▶ [Problem to solve]:
Below is a listing; restate from it, character for character, the lines beginning at the line holding "Clone this chart in matplotlib." and ending at the line holding "140, 142, 144, 146, 148, 150]", both included.

▶ [Given information]:
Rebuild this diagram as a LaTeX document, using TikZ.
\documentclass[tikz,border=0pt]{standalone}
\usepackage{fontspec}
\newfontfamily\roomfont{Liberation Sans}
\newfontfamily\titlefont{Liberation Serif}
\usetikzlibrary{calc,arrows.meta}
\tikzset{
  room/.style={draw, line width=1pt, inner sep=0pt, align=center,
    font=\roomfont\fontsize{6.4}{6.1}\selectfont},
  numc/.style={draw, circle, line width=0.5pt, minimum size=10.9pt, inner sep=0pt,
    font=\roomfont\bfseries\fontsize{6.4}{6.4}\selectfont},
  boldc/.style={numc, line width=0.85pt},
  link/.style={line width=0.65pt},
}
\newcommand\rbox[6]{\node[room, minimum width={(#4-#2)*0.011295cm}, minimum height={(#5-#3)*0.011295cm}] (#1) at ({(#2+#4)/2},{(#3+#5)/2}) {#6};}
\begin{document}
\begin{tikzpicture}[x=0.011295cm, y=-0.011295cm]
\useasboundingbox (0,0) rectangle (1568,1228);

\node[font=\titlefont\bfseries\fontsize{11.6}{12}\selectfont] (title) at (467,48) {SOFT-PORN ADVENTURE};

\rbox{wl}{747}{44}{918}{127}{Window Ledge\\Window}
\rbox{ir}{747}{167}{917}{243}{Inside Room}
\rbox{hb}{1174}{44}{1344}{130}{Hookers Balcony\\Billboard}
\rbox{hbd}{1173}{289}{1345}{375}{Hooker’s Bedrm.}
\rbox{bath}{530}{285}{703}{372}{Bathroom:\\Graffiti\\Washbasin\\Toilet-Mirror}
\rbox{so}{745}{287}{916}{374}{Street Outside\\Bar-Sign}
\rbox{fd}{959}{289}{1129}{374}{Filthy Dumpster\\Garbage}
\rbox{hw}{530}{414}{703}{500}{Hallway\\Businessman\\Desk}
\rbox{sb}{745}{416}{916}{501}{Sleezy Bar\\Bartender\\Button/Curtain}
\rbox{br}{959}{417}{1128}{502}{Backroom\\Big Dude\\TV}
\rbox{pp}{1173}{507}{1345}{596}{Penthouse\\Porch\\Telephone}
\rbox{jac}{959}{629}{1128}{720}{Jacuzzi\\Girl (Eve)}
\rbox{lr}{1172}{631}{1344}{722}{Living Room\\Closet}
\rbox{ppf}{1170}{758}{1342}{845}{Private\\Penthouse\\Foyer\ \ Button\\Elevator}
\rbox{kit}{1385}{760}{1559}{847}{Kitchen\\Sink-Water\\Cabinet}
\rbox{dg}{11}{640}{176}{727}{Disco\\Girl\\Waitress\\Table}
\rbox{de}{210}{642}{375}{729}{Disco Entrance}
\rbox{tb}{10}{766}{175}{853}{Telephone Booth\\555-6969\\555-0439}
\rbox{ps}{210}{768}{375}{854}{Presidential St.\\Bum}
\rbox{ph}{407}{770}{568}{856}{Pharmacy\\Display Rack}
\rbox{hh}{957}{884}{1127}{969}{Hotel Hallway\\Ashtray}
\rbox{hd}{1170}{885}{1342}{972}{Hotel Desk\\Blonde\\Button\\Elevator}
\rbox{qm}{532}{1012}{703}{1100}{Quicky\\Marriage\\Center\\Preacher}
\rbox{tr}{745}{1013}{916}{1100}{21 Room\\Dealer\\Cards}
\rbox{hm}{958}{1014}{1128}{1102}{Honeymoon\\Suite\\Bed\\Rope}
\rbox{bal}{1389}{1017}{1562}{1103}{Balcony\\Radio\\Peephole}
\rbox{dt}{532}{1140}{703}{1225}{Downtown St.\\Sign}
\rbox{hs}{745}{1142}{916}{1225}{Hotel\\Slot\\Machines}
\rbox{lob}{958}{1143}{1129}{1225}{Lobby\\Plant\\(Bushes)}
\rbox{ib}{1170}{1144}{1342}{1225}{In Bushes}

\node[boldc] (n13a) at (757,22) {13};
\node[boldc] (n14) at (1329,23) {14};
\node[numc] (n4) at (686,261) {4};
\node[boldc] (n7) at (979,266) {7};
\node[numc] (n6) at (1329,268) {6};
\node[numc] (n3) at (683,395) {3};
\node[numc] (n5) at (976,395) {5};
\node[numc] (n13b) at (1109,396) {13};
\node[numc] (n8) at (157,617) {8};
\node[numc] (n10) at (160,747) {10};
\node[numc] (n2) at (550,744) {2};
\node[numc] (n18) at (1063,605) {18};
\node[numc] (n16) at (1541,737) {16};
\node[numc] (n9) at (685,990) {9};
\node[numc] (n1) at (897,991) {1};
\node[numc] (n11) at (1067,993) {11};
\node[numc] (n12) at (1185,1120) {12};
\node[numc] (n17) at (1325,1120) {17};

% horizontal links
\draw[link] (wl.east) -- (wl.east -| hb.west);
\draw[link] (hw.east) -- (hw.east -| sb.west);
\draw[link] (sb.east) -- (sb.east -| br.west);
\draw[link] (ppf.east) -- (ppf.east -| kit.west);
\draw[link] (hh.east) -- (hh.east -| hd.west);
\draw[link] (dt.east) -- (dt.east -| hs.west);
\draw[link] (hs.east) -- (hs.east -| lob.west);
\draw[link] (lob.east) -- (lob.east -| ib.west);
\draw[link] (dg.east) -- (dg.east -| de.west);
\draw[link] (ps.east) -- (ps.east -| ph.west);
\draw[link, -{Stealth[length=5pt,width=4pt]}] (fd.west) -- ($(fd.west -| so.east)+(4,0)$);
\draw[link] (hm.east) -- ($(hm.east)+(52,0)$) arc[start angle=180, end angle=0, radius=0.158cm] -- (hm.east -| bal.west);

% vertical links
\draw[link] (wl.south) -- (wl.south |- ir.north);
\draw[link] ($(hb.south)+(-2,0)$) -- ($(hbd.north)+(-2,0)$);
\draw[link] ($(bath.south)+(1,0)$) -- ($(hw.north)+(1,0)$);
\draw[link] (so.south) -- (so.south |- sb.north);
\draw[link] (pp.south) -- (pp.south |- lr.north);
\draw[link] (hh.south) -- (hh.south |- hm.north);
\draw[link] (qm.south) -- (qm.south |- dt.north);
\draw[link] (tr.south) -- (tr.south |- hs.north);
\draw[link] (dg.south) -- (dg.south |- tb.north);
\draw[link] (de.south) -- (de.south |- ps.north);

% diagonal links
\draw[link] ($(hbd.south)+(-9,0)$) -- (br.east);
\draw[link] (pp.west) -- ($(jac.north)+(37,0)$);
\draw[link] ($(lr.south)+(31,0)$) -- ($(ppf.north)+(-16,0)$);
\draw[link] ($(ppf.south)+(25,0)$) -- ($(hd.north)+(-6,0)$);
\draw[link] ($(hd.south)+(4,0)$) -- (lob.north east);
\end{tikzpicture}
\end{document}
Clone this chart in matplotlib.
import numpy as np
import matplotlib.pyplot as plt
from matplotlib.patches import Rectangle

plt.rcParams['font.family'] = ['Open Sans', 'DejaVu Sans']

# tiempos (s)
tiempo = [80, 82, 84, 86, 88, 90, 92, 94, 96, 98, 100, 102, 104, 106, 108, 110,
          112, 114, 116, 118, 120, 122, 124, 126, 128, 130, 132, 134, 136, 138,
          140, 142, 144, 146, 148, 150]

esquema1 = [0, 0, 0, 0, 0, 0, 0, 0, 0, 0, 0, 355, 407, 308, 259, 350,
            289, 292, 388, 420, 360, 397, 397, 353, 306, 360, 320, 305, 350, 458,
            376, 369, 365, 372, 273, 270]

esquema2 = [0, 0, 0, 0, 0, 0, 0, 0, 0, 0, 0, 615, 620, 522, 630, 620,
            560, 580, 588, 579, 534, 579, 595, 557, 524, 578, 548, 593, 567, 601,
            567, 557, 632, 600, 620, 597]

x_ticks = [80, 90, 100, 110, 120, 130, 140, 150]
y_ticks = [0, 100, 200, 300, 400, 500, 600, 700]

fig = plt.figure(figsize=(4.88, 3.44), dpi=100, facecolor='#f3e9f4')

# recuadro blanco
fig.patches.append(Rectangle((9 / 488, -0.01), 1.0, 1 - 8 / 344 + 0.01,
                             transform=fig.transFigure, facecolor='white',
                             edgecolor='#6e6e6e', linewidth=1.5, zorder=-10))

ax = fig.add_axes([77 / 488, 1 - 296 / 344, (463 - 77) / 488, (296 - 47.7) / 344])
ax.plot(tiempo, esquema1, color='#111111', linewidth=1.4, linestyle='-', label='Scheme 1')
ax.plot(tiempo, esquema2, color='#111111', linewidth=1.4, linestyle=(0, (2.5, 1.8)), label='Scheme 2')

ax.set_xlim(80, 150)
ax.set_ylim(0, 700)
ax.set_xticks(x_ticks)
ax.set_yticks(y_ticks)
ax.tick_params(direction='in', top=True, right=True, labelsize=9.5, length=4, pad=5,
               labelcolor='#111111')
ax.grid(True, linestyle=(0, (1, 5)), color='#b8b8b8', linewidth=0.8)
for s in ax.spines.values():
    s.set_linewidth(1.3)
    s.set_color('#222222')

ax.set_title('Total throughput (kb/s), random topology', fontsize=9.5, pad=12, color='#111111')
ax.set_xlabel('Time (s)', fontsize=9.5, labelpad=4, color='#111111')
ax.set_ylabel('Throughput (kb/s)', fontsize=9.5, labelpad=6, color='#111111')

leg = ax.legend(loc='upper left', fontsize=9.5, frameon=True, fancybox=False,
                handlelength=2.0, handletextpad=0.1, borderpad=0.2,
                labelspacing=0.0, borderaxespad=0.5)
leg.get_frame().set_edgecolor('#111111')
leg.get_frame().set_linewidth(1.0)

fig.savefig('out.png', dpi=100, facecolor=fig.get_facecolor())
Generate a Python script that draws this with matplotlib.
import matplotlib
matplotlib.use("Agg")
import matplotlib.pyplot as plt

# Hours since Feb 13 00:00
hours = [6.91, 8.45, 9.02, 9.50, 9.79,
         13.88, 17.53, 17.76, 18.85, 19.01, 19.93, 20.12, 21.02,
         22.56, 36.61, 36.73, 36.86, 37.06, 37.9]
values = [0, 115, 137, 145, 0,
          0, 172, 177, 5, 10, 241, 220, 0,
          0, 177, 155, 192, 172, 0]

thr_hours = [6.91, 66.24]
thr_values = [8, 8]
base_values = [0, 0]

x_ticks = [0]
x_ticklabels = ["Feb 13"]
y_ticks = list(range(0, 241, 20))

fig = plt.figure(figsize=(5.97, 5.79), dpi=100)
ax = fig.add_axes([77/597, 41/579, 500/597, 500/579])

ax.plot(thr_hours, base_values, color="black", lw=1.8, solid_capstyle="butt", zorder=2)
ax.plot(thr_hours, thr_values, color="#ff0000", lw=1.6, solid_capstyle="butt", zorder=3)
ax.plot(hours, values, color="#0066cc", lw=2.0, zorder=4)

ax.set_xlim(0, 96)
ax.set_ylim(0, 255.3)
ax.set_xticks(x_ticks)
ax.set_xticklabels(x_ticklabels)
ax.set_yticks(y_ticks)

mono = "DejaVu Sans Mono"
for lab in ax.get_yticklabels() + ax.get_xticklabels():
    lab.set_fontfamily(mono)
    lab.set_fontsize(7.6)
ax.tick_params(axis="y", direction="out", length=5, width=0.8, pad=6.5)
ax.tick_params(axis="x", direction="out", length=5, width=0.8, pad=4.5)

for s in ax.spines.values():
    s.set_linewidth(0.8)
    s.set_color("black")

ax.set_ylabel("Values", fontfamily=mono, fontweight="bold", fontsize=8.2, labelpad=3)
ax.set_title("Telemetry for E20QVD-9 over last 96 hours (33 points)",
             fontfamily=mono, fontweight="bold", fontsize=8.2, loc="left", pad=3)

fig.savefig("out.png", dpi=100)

▶ [Written response]:
Clone this chart in matplotlib.
import numpy as np
import matplotlib.pyplot as plt
from matplotlib.patches import Rectangle

plt.rcParams['font.family'] = ['Open Sans', 'DejaVu Sans']

# tiempos (s)
tiempo = [80, 82, 84, 86, 88, 90, 92, 94, 96, 98, 100, 102, 104, 106, 108, 110,
          112, 114, 116, 118, 120, 122, 124, 126, 128, 130, 132, 134, 136, 138,
          140, 142, 144, 146, 148, 150]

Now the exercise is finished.